'I'm 92 and I roller-blade!" Felix Perry announces to the small breakfast crowd at the concession stand. The Justin Bieber lookalike who serves him coffee and eggs dutifully asks where.
"Where? Right here!" Without prompting, Felix continues: "Calhoun's got the pretty girls, and Isles is just weird. This," he says, "is my lake."
Harriet, the gem in Minneapolis' sparkling chain of lakes, exacts this kind of possessiveness, this kind of passion.
Well, maybe not the lake itself.
The color of green Kool-Aid, admittedly weedy, it's a lake just like any other urban lake. Ducks patrol the shallows, alert for handouts. Neglected sailboats bob impatiently in place, like shoppers in the return line at Target. A confetti of kids crowd the water at the two small beaches, their shouts of "Cannonball!" rolling like thunder over the beach towels abandoned on the sand.
And the paths that ring the lake (one for walking, the other for biking and blading, please) are no more crowded than the paths that connect Harriet to her siblings, and, from there, to the river and the rest of the world.
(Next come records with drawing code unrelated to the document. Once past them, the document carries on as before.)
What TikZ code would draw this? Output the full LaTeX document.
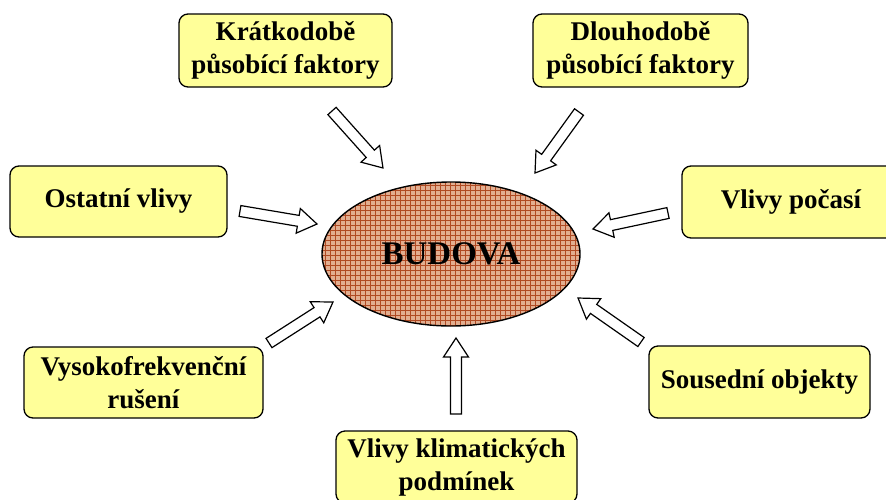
\documentclass[tikz,border=0pt]{standalone}
\usepackage{fontspec}
\setmainfont{Liberation Serif}
\usetikzlibrary{calc,shapes.geometric}

\definecolor{boxfill}{HTML}{FFFF99}
\definecolor{brickfill}{HTML}{E2AE90}
\definecolor{brickline}{HTML}{B04A22}

\tikzset{
  factor/.style={draw=black, line width=1.3pt, rounded corners=9pt, fill=boxfill,
    align=center, inner sep=2pt,
    font=\fontsize{27}{33}\selectfont\bfseries},
  blockarrow/.style={draw=black, fill=white, line width=1.2pt, line join=miter},
}

% hollow block arrow from tail coordinate #1 to tip coordinate #2
\newcommand\blockarrow[2]{%
  \draw[blockarrow] let \p1=(#1), \p2=(#2),
      \n1={atan2(\y2-\y1,\x2-\x1)}, \n2={veclen(\x2-\x1,\y2-\y1)} in
    [shift={(\p1)}, rotate=\n1]
    (0,-5.5) -- (\n2-19,-5.5) -- (\n2-19,-12.5) -- (\n2,0)
    -- (\n2-19,12.5) -- (\n2-19,5.5) -- (0,5.5) -- cycle;}

\begin{document}
\begin{tikzpicture}[x=1pt, y=1pt]
  \clip (0,0) rectangle (886,-499);
  \fill[white] (0,0) rectangle (886,-499);

  % the building: cross-hatched ellipse
  \begin{scope}
    \clip (451,-254) ellipse [x radius=129, y radius=72];
    \fill[brickfill] (322,-182) rectangle (580,-326);
    \draw[brickline, line width=0.45pt, step=5pt] (320,-180) grid (582,-328);
  \end{scope}
  \node[draw=black, line width=1.4pt, ellipse, inner sep=0pt, minimum width=258pt, minimum height=144pt,
        font=\fontsize{33}{38}\selectfont\bfseries] (budova) at (451,-254) {BUDOVA};

  % influencing factors
  \node[factor, minimum width=213pt, minimum height=73pt] (kratko) at (285.5,-50.5)
    {Krátkodobě\\působící faktory};
  \node[factor, minimum width=215pt, minimum height=73pt] (dlouho) at (640.5,-50.5)
    {Dlouhodobě\\působící faktory};
  \node[factor, minimum width=217pt, minimum height=71pt] (ostatni) at (118.5,-201.5)
    {Ostatní vlivy};
  \node[factor, minimum width=218pt, minimum height=72pt] (pocasi) at (791,-202)
    {Vlivy počasí};
  \node[factor, minimum width=239pt, minimum height=71pt] (vysoko) at (143.5,-382.5)
    {Vysokofrekvenční\\rušení};
  \node[factor, minimum width=221pt, minimum height=72pt] (soused) at (759.5,-382)
    {Sousední objekty};
  \node[factor, minimum width=241pt, minimum height=72pt] (klima) at (456.5,-467)
    {Vlivy klimatických\\podmínek};

  % arrow ends
  \coordinate (kratkoT) at (332,-111);  \coordinate (kratkoH) at (383,-168);
  \coordinate (dlouhoT) at (579,-112);  \coordinate (dlouhoH) at (535,-173);
  \coordinate (ostatniT) at (240,-211); \coordinate (ostatniH) at (317,-224);
  \coordinate (pocasiT) at (668,-213);  \coordinate (pocasiH) at (593,-229);
  \coordinate (vysokoT) at (269,-343);  \coordinate (vysokoH) at (333,-302);
  \coordinate (sousedT) at (641,-342);  \coordinate (sousedH) at (578,-298);
  \coordinate (klimaT) at (456,-414);   \coordinate (klimaH) at (456,-338);

  \blockarrow{kratkoT}{kratkoH}
  \blockarrow{dlouhoT}{dlouhoH}
  \blockarrow{ostatniT}{ostatniH}
  \blockarrow{pocasiT}{pocasiH}
  \blockarrow{vysokoT}{vysokoH}
  \blockarrow{sousedT}{sousedH}
  \blockarrow{klimaT}{klimaH}
\end{tikzpicture}
\end{document}
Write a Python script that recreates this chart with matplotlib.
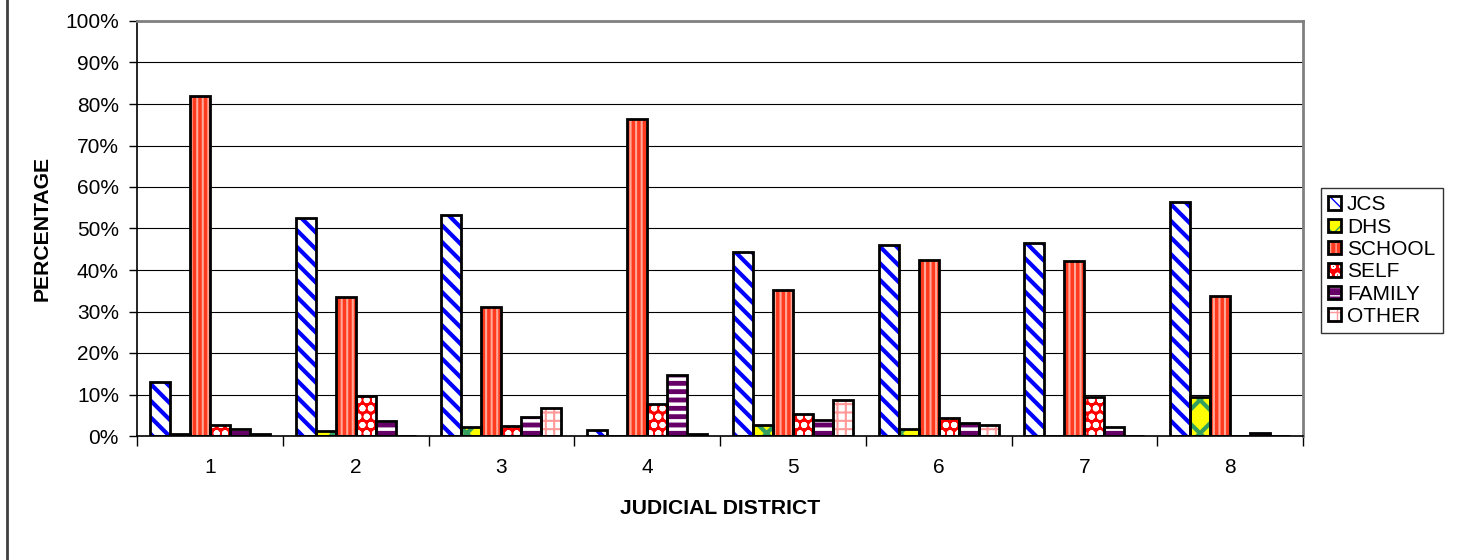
"""Referral source by judicial district - grouped bar chart recreation."""
import matplotlib
matplotlib.use('Agg')
import matplotlib.pyplot as plt
from matplotlib.patches import Patch
from matplotlib.legend_handler import HandlerTuple
import numpy as np

# --- data (percent of referrals)
districts = ['1', '2', '3', '4', '5', '6', '7', '8']
series = ['JCS', 'DHS', 'SCHOOL', 'SELF', 'FAMILY', 'OTHER']
jcs    = [13.0, 52.5, 53.2, 1.4, 44.4, 46.0, 46.6, 56.5]
dhs    = [0.5, 1.3, 2.1, 0.0, 2.7, 1.6, 0.0, 9.5]
school = [82.0, 33.6, 31.0, 76.4, 35.1, 42.5, 42.2, 33.8]
self_  = [2.6, 9.7, 2.4, 7.6, 5.3, 4.4, 9.3, 0.0]
family = [1.7, 3.5, 4.5, 14.7, 3.9, 3.1, 2.2, 0.8]
other  = [0.5, 0.0, 6.8, 0.6, 8.7, 2.7, 0.0, 0.0]
values = [jcs, dhs, school, self_, family, other]

# fill style per series: (face, hatch, hatch colour, hatch linewidth)
styles = [
    ('white',   '\\\\',  '#0000FF', 3.0),
    ('#FFFF00', 'x',     '#33A060', 3.0),
    ('#FF3A1E', '|||',   '#FFA898', 1.5),
    ('#FF0000', 'oo',    'white',   2.0),
    ('#660066', '--',    'white',   2.5),
    ('white',   '++',    '#FF9999', 1.5),
]

plt.rcParams['font.family'] = ['Liberation Sans', 'DejaVu Sans']

fig = plt.figure(figsize=(14.61, 5.6), dpi=100)
fig.patch.set_facecolor('white')
ax = fig.add_axes([137 / 1461, 1 - 436 / 560, (1303 - 137) / 1461, (436 - 21) / 560])

x = np.arange(len(districts))
w = 0.137
for k, (vals, (fc, hatch, hc, hlw)) in enumerate(zip(values, styles)):
    pos = x + (k - 2.5) * w
    with plt.rc_context({'hatch.linewidth': hlw}):
        ax.bar(pos, vals, width=w, color=fc, hatch=hatch, edgecolor=hc, linewidth=0, zorder=2)
    ax.bar(pos, vals, width=w, fill=False, edgecolor='black', linewidth=2, zorder=3)

ax.set_xlim(-0.5, len(districts) - 0.5)
ax.set_ylim(0, 100)
ax.set_yticks(np.arange(0, 101, 10))
ax.set_yticklabels([f'{v}%' for v in range(0, 101, 10)])
ax.yaxis.grid(True, color='black', linewidth=0.8, zorder=0)
ax.set_axisbelow(True)

# category labels centred, tick marks at group boundaries
ax.set_xticks(x)
ax.set_xticklabels(districts)
ax.tick_params(axis='x', length=0, labelsize=15, pad=16)
ax.set_xticks(np.arange(-0.5, len(districts)), minor=True)
ax.tick_params(axis='x', which='minor', length=7, width=1, direction='out')
ax.tick_params(axis='y', length=6, width=1, labelsize=15, direction='out', pad=7)

ax.spines['top'].set_color('#808080')
ax.spines['right'].set_color('#808080')
ax.spines['top'].set_linewidth(2)
ax.spines['right'].set_linewidth(2)
ax.spines['left'].set_linewidth(1.2)
ax.spines['bottom'].set_linewidth(1.2)

ax.set_ylabel('PERCENTAGE', fontsize=15.2, fontweight='bold', labelpad=10)
ax.set_xlabel('JUDICIAL DISTRICT', fontsize=15.2, fontweight='bold', labelpad=16)

# legend: hatched fill + black outline overlaid in each key
handles = []
for fc, hatch, hc, hlw in styles:
    with plt.rc_context({'hatch.linewidth': hlw * 0.6}):
        fill = Patch(facecolor=fc, hatch=hatch, edgecolor=hc, linewidth=0)
    outline = Patch(fill=False, edgecolor='black', linewidth=2)
    handles.append((fill, outline))
leg = fig.legend(handles, series, loc='upper left', bbox_to_anchor=(1321 / 1461, 1 - 188 / 560),
                 handler_map={tuple: HandlerTuple(ndivide=1, pad=0)},
                 fontsize=15, frameon=True, fancybox=False, edgecolor='black',
                 handlelength=0.6, handleheight=0.6, handletextpad=0.3,
                 borderpad=0.35, labelspacing=0.16, borderaxespad=0)
leg.get_frame().set_linewidth(1)

# left frame line of the chart area
fig.add_artist(plt.Line2D([7 / 1461, 7 / 1461], [0, 1], color='#404040', linewidth=2,
                          transform=fig.transFigure))

plt.savefig('out.png', dpi=100)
But Harriet (named for the wife of a Fort Snelling officer) manages to mix big-city splendor with small-town charm. The elf (Mr. Little Guy) quietly works the southwest shore, answering the notes children leave at his tiny wooden door in the base of a tree. On her northeast side, the formal gardens lure shorts-clad strollers and clutches of wedding parties, with their caketop brides and fluttery bridesmaids.
The crowning glory is the bandshell, with its flag-topped turrets, eyebrow roof lifted in constant surprise and wall of windows that perfectly frame the sailboats -- those set loose from their moorings.